▸ **PROBLEM REQUIREMENTS**
From the entries below, reproduce exactly the lines from the one with "Emit a Python" through the one with "line.set_markersize(9)", both included, without images.
— START OF TASK MATERIAL —
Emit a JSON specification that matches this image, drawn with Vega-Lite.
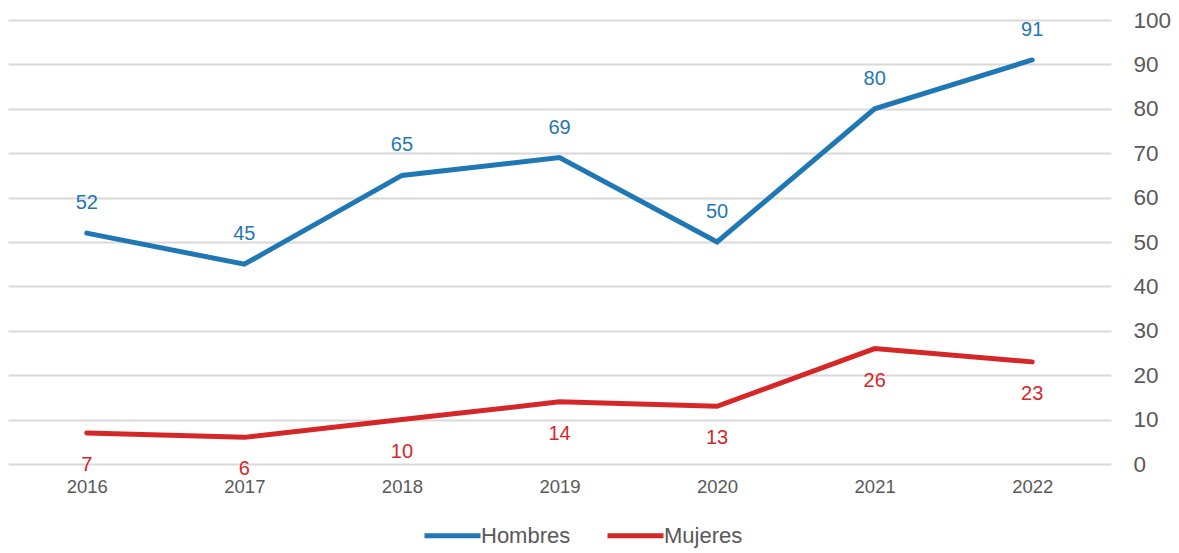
{
  "$schema": "https://vega.github.io/schema/vega-lite/v6.json",
  "width": 1103,
  "height": 444,
  "autosize": {"type": "none"},
  "padding": {"left": 8, "top": 20, "right": 68, "bottom": 89},
  "background": "white",
  "config": {
    "view": {"stroke": null},
    "font": "Liberation Sans"
  },
  "data": {
    "values": [
      {"year": "2016", "serie": "Hombres", "value": 52},
      {"year": "2017", "serie": "Hombres", "value": 45},
      {"year": "2018", "serie": "Hombres", "value": 65},
      {"year": "2019", "serie": "Hombres", "value": 69},
      {"year": "2020", "serie": "Hombres", "value": 50},
      {"year": "2021", "serie": "Hombres", "value": 80},
      {"year": "2022", "serie": "Hombres", "value": 91},
      {"year": "2016", "serie": "Mujeres", "value": 7},
      {"year": "2017", "serie": "Mujeres", "value": 6},
      {"year": "2018", "serie": "Mujeres", "value": 10},
      {"year": "2019", "serie": "Mujeres", "value": 14},
      {"year": "2020", "serie": "Mujeres", "value": 13},
      {"year": "2021", "serie": "Mujeres", "value": 26},
      {"year": "2022", "serie": "Mujeres", "value": 23}
    ]
  },
  "encoding": {
    "x": {
      "field": "year", "type": "ordinal",
      "scale": {"type": "point", "padding": 0.5},
      "axis": {"title": null, "labelAngle": 0, "ticks": false, "domain": false, "grid": false,
               "labelFontSize": 18.5, "labelColor": "#595959", "labelPadding": 13}
    },
    "y": {
      "field": "value", "type": "quantitative",
      "scale": {"domain": [0, 100], "nice": false},
      "axis": {"orient": "right", "title": null, "values": [0,10,20,30,40,50,60,70,80,90,100],
               "ticks": false, "domain": false, "gridColor": "#D9D9D9", "gridWidth": 2,
               "labelFontSize": 22.5, "labelColor": "#595959", "labelPadding": 22}
    },
    "color": {
      "field": "serie", "type": "nominal",
      "scale": {"domain": ["Hombres", "Mujeres"], "range": ["#1F77B4", "#D62728"]}
    }
  },
  "layer": [
    {
      "mark": {"type": "line", "strokeWidth": 5, "strokeCap": "round", "strokeJoin": "miter"},
      "encoding": {
        "color": {
          "field": "serie", "type": "nominal",
          "scale": {"domain": ["Hombres", "Mujeres"], "range": ["#1F77B4", "#D62728"]},
          "legend": {
            "title": null, "orient": "none", "direction": "horizontal",
            "legendX": 414, "legendY": 485,
            "symbolType": "stroke", "symbolSize": 3136, "symbolStrokeWidth": 5,
            "labelFontSize": 22, "labelColor": "#595959", "labelOffset": -2,
            "columnPadding": 26
          }
        }
      }
    },
    {
      "transform": [{"filter": "datum.serie == 'Hombres'"}],
      "mark": {"type": "text", "dy": -30, "fontSize": 20, "baseline": "middle"},
      "encoding": {"text": {"field": "value", "type": "quantitative"}}
    },
    {
      "transform": [{"filter": "datum.serie == 'Mujeres'"}],
      "mark": {"type": "text", "dy": 32, "fontSize": 20, "baseline": "middle"},
      "encoding": {"text": {"field": "value", "type": "quantitative"}}
    }
  ]
}
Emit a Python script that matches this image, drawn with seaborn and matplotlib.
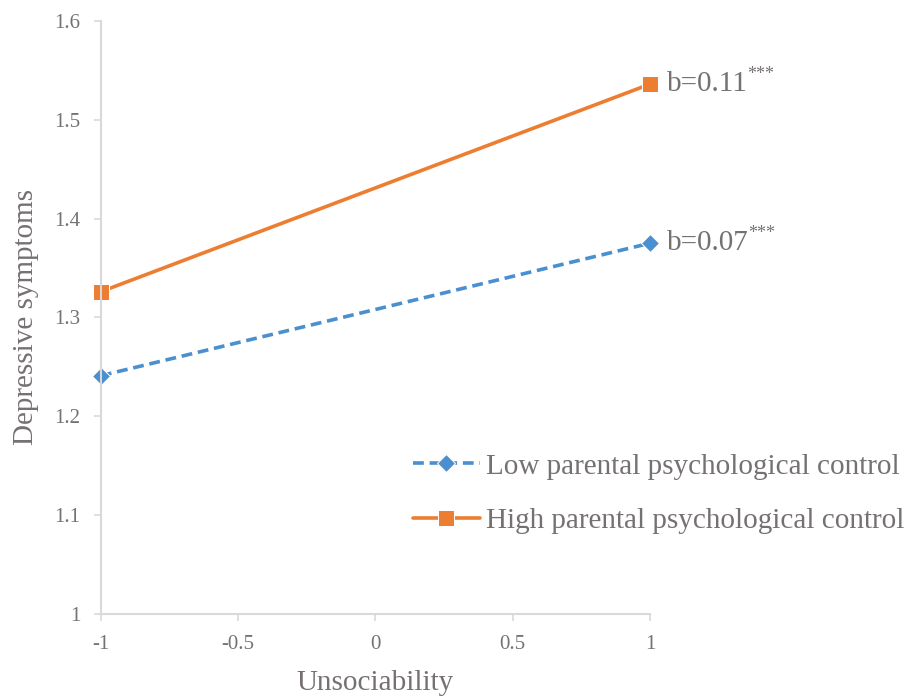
import pandas as pd
import matplotlib.pyplot as plt
import seaborn as sns

# data
unsociability = [-1, 1]
low_control = [1.241, 1.375]
high_control = [1.326, 1.536]
groups = ['Low parental psychological control', 'High parental psychological control']
slopes = ['b=0.07', 'b=0.11']

df = pd.DataFrame({
    'Unsociability': unsociability * 2,
    'Depressive symptoms': low_control + high_control,
    'group': [groups[0]] * 2 + [groups[1]] * 2,
})

sns.set_theme(style='white')
plt.rcParams['font.family'] = ['Liberation Serif', 'DejaVu Serif']
grey = '#767171'
palette = {groups[0]: '#4a8fcf', groups[1]: '#ed7d31'}

fig = plt.figure(figsize=(9.09, 6.96), dpi=100)
ax = fig.add_axes([0.111, 0.118, 0.604, 0.852])

sns.lineplot(data=df, x='Unsociability', y='Depressive symptoms', hue='group',
             style='group', palette=palette,
             dashes={groups[0]: (3, 1.6), groups[1]: ''},
             markers={groups[0]: 'D', groups[1]: 's'},
             markersize=11, linewidth=2.6, ax=ax, legend=True)
for line in ax.lines:
    line.set_clip_on(False)
    if line.get_marker() == 'D':
        line.set_markersize(9)

ax.set_xlim(-1, 1)
ax.set_ylim(1, 1.6)
ax.set_xticks([-1, -0.5, 0, 0.5, 1])
ax.set_xticklabels(['-1', '-0.5', '0', '0.5', '1'])
ax.set_yticks([1, 1.1, 1.2, 1.3, 1.4, 1.5, 1.6])
ax.set_yticklabels(['1', '1.1', '1.2', '1.3', '1.4', '1.5', '1.6'])
ax.tick_params(axis='both', colors='#d9d9d9', labelcolor=grey, labelsize=15,
               direction='out', length=5, width=1.2, left=True, bottom=True, pad=10)
for side in ['top', 'right']:
    ax.spines[side].set_visible(False)
for side in ['left', 'bottom']:
    ax.spines[side].set_color('#d9d9d9')
    ax.spines[side].set_linewidth(1.5)
ax.set_xlabel('Unsociability', fontsize=21, color=grey, labelpad=12)
ax.set_ylabel('Depressive symptoms', fontsize=21, color=grey, labelpad=11)

# slope labels with superscript stars
fig.canvas.draw()
renderer = fig.canvas.get_renderer()
for ys, s in [(low_control, slopes[0]), (high_control, slopes[1])]:
    t = ax.annotate(s, xy=(unsociability[-1], ys[-1]), xytext=(12, 0),
                    textcoords='offset points', va='center', ha='left',
                    fontsize=21, color=grey, annotation_clip=False)
    w = t.get_window_extent(renderer).width * 72 / fig.dpi
    ax.annotate('***', xy=(unsociability[-1], ys[-1]), xytext=(12 + w, 1),
                textcoords='offset points', va='bottom', ha='left',
                fontsize=13, color=grey, annotation_clip=False)

handles, labels = ax.get_legend_handles_labels()
ax.legend(handles, labels, loc='center left', bbox_to_anchor=(0.52, 0.203),
          frameon=False, fontsize=21, labelcolor=grey, handlelength=2.3,
          handletextpad=0.2, labelspacing=0.95)

plt.savefig('out.png', dpi=100)
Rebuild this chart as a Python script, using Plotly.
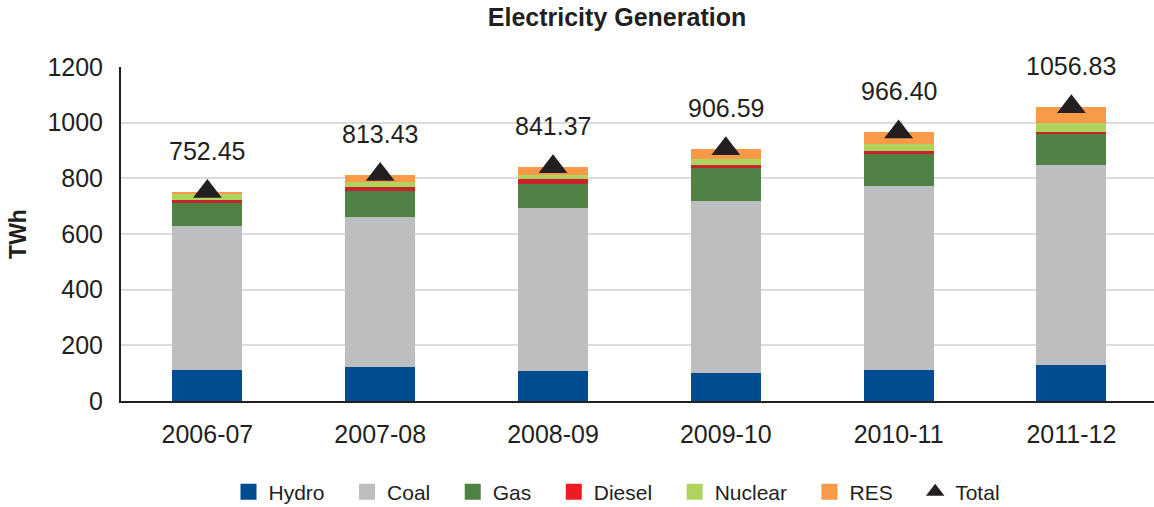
— END OF TASK MATERIAL —
▸ **IN RESPONSE**
Emit a Python script that matches this image, drawn with seaborn and matplotlib.
import pandas as pd
import matplotlib.pyplot as plt
import seaborn as sns

# data
unsociability = [-1, 1]
low_control = [1.241, 1.375]
high_control = [1.326, 1.536]
groups = ['Low parental psychological control', 'High parental psychological control']
slopes = ['b=0.07', 'b=0.11']

df = pd.DataFrame({
    'Unsociability': unsociability * 2,
    'Depressive symptoms': low_control + high_control,
    'group': [groups[0]] * 2 + [groups[1]] * 2,
})

sns.set_theme(style='white')
plt.rcParams['font.family'] = ['Liberation Serif', 'DejaVu Serif']
grey = '#767171'
palette = {groups[0]: '#4a8fcf', groups[1]: '#ed7d31'}

fig = plt.figure(figsize=(9.09, 6.96), dpi=100)
ax = fig.add_axes([0.111, 0.118, 0.604, 0.852])

sns.lineplot(data=df, x='Unsociability', y='Depressive symptoms', hue='group',
             style='group', palette=palette,
             dashes={groups[0]: (3, 1.6), groups[1]: ''},
             markers={groups[0]: 'D', groups[1]: 's'},
             markersize=11, linewidth=2.6, ax=ax, legend=True)
for line in ax.lines:
    line.set_clip_on(False)
    if line.get_marker() == 'D':
        line.set_markersize(9)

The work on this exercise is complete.